*Supplied data*
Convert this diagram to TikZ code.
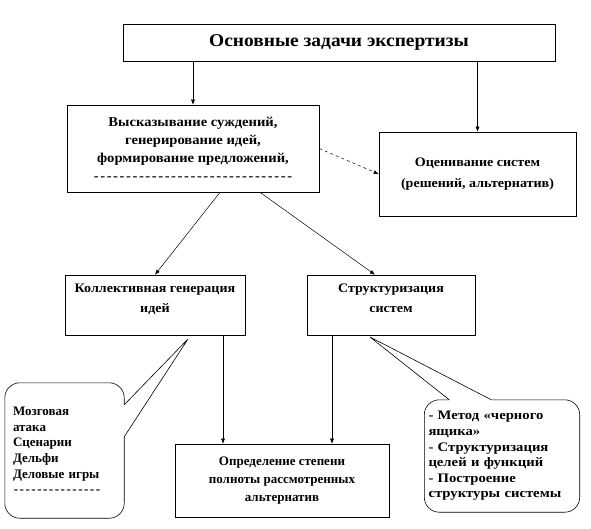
\documentclass[tikz,border=0pt]{standalone}
\usepackage{fontspec}
\setmainfont{Liberation Serif}
\newfontfamily\wideserif[FakeStretch=1.08]{Liberation Serif}
\newfontfamily\widerserif[FakeStretch=1.13]{Liberation Serif}
\usetikzlibrary{arrows.meta,calc}

\newcommand{\dashrow}[1]{\hbox to #1{\xleaders\hbox{\kern.7pt-\kern.7pt}\hfill}}

\begin{document}
\begin{tikzpicture}[x=1pt, y=-1pt,
	box/.style={draw, line width=0.6pt, align=center, inner sep=2pt,
		font=\wideserif\bfseries\fontsize{13.5}{18}\selectfont},
	arr/.style={-{Latex[length=5pt,width=4pt]}, line width=0.5pt},
	note/.style={align=left, text width=#1, inner ysep=0pt, inner xsep=8pt,
		font=\bfseries\fontsize{13}{15.6}\selectfont}]
	\useasboundingbox (0,0) rectangle (591,528);
	% верхний уровень
	\node[box, minimum width=432, minimum height=37,
		font=\wideserif\bfseries\fontsize{18}{20}\selectfont] (main) at (339,42.5) {Основные задачи экспертизы};
	% второй уровень
	\node[box, minimum width=252, minimum height=87] (ideas) at (193,148.5)
		{Высказывание суждений,\\ генерирование идей,\\ формирование предложений,\\ \dashrow{200pt}};
	\node[box, minimum width=197, minimum height=84,
		font=\wideserif\bfseries\fontsize{13}{21}\selectfont] (eval) at (477.5,174) {Оценивание систем\\ (решений, альтернатив)};
	% третий уровень
	\node[box, minimum width=180, minimum height=60, text depth=13pt,
		font=\wideserif\bfseries\fontsize{13}{20}\selectfont] (coll) at (155,305) {Коллективная генерация\\ идей};
	\node[box, minimum width=168, minimum height=60, text depth=13pt,
		font=\wideserif\bfseries\fontsize{13}{20}\selectfont] (struct) at (391,305) {Структуризация\\ систем};
	% нижний уровень
	\node[box, minimum width=214, minimum height=73,
		font=\bfseries\fontsize{13}{18}\selectfont] (compl) at (282,480.5)
		{Определение степени\\ полноты рассмотренных\\ альтернатив};
	% связи
	\draw[arr] (main.south -| ideas.north) -- (ideas.north);
	\draw[arr] (main.south -| eval.north) -- (eval.north);
	\draw[arr, dashed] (ideas.east) -- (eval.west);
	\draw[arr] ([xshift=27pt]ideas.south) -- (coll.north);
	\draw[arr] ([xshift=67pt]ideas.south) -- ([xshift=-16pt]struct.north);
	\draw[arr] ([xshift=68pt]coll.south) -- ([xshift=68pt]coll.south |- compl.north);
	\draw[arr] ([xshift=-59pt]struct.south) -- ([xshift=-59pt]struct.south |- compl.north);
	% выноски
	\node[note=103pt, minimum height=135] (brain) at (64.5,450.5)
		{Мозговая\\ атака\\ Сценарии\\ Дельфи\\ Деловые игры\\ \dashrow{88pt}};
	\coordinate (braintip) at (188,339);
	\draw[line width=0.6pt, rounded corners=15pt] ([yshift=-22pt]brain.north east) -- (brain.north east)
		-- (brain.north west) -- (brain.south west) -- (brain.south east) -- ([yshift=-54pt]brain.north east);
	\draw[line width=0.6pt] ([yshift=-22pt]brain.north east) -- (braintip) -- ([yshift=-54pt]brain.north east);
	\node[note=147pt, inner xsep=4pt, minimum height=112,
		font=\widerserif\bfseries\fontsize{13}{15.6}\selectfont] (meth) at (502,456)
		{- Метод «черного\\ ящика»\\ - Структуризация\\ целей и функций\\ - Построение\\ структуры системы};
	\coordinate (methtip) at (370,337);
	\draw[line width=0.6pt, rounded corners=15pt] ([xshift=25pt]meth.north west) -- (meth.north west)
		-- (meth.south west) -- (meth.south east) -- (meth.north east) -- ([xshift=67pt]meth.north west);
	\draw[line width=0.6pt] ([xshift=25pt]meth.north west) -- (methtip) -- ([xshift=67pt]meth.north west);
\end{tikzpicture}
\end{document}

*Objective*
Print the complete listing exactly as it stands, without its pictures.

*Written answer*
Convert this diagram to TikZ code.
\documentclass[tikz,border=0pt]{standalone}
\usepackage{fontspec}
\setmainfont{Liberation Serif}
\newfontfamily\wideserif[FakeStretch=1.08]{Liberation Serif}
\newfontfamily\widerserif[FakeStretch=1.13]{Liberation Serif}
\usetikzlibrary{arrows.meta,calc}

\newcommand{\dashrow}[1]{\hbox to #1{\xleaders\hbox{\kern.7pt-\kern.7pt}\hfill}}

\begin{document}
\begin{tikzpicture}[x=1pt, y=-1pt,
	box/.style={draw, line width=0.6pt, align=center, inner sep=2pt,
		font=\wideserif\bfseries\fontsize{13.5}{18}\selectfont},
	arr/.style={-{Latex[length=5pt,width=4pt]}, line width=0.5pt},
	note/.style={align=left, text width=#1, inner ysep=0pt, inner xsep=8pt,
		font=\bfseries\fontsize{13}{15.6}\selectfont}]
	\useasboundingbox (0,0) rectangle (591,528);
	% верхний уровень
	\node[box, minimum width=432, minimum height=37,
		font=\wideserif\bfseries\fontsize{18}{20}\selectfont] (main) at (339,42.5) {Основные задачи экспертизы};
	% второй уровень
	\node[box, minimum width=252, minimum height=87] (ideas) at (193,148.5)
		{Высказывание суждений,\\ генерирование идей,\\ формирование предложений,\\ \dashrow{200pt}};
	\node[box, minimum width=197, minimum height=84,
		font=\wideserif\bfseries\fontsize{13}{21}\selectfont] (eval) at (477.5,174) {Оценивание систем\\ (решений, альтернатив)};
	% третий уровень
	\node[box, minimum width=180, minimum height=60, text depth=13pt,
		font=\wideserif\bfseries\fontsize{13}{20}\selectfont] (coll) at (155,305) {Коллективная генерация\\ идей};
	\node[box, minimum width=168, minimum height=60, text depth=13pt,
		font=\wideserif\bfseries\fontsize{13}{20}\selectfont] (struct) at (391,305) {Структуризация\\ систем};
	% нижний уровень
	\node[box, minimum width=214, minimum height=73,
		font=\bfseries\fontsize{13}{18}\selectfont] (compl) at (282,480.5)
		{Определение степени\\ полноты рассмотренных\\ альтернатив};
	% связи
	\draw[arr] (main.south -| ideas.north) -- (ideas.north);
	\draw[arr] (main.south -| eval.north) -- (eval.north);
	\draw[arr, dashed] (ideas.east) -- (eval.west);
	\draw[arr] ([xshift=27pt]ideas.south) -- (coll.north);
	\draw[arr] ([xshift=67pt]ideas.south) -- ([xshift=-16pt]struct.north);
	\draw[arr] ([xshift=68pt]coll.south) -- ([xshift=68pt]coll.south |- compl.north);
	\draw[arr] ([xshift=-59pt]struct.south) -- ([xshift=-59pt]struct.south |- compl.north);
	% выноски
	\node[note=103pt, minimum height=135] (brain) at (64.5,450.5)
		{Мозговая\\ атака\\ Сценарии\\ Дельфи\\ Деловые игры\\ \dashrow{88pt}};
	\coordinate (braintip) at (188,339);
	\draw[line width=0.6pt, rounded corners=15pt] ([yshift=-22pt]brain.north east) -- (brain.north east)
		-- (brain.north west) -- (brain.south west) -- (brain.south east) -- ([yshift=-54pt]brain.north east);
	\draw[line width=0.6pt] ([yshift=-22pt]brain.north east) -- (braintip) -- ([yshift=-54pt]brain.north east);
	\node[note=147pt, inner xsep=4pt, minimum height=112,
		font=\widerserif\bfseries\fontsize{13}{15.6}\selectfont] (meth) at (502,456)
		{- Метод «черного\\ ящика»\\ - Структуризация\\ целей и функций\\ - Построение\\ структуры системы};
	\coordinate (methtip) at (370,337);
	\draw[line width=0.6pt, rounded corners=15pt] ([xshift=25pt]meth.north west) -- (meth.north west)
		-- (meth.south west) -- (meth.south east) -- (meth.north east) -- ([xshift=67pt]meth.north west);
	\draw[line width=0.6pt] ([xshift=25pt]meth.north west) -- (methtip) -- ([xshift=67pt]meth.north west);
\end{tikzpicture}
\end{document}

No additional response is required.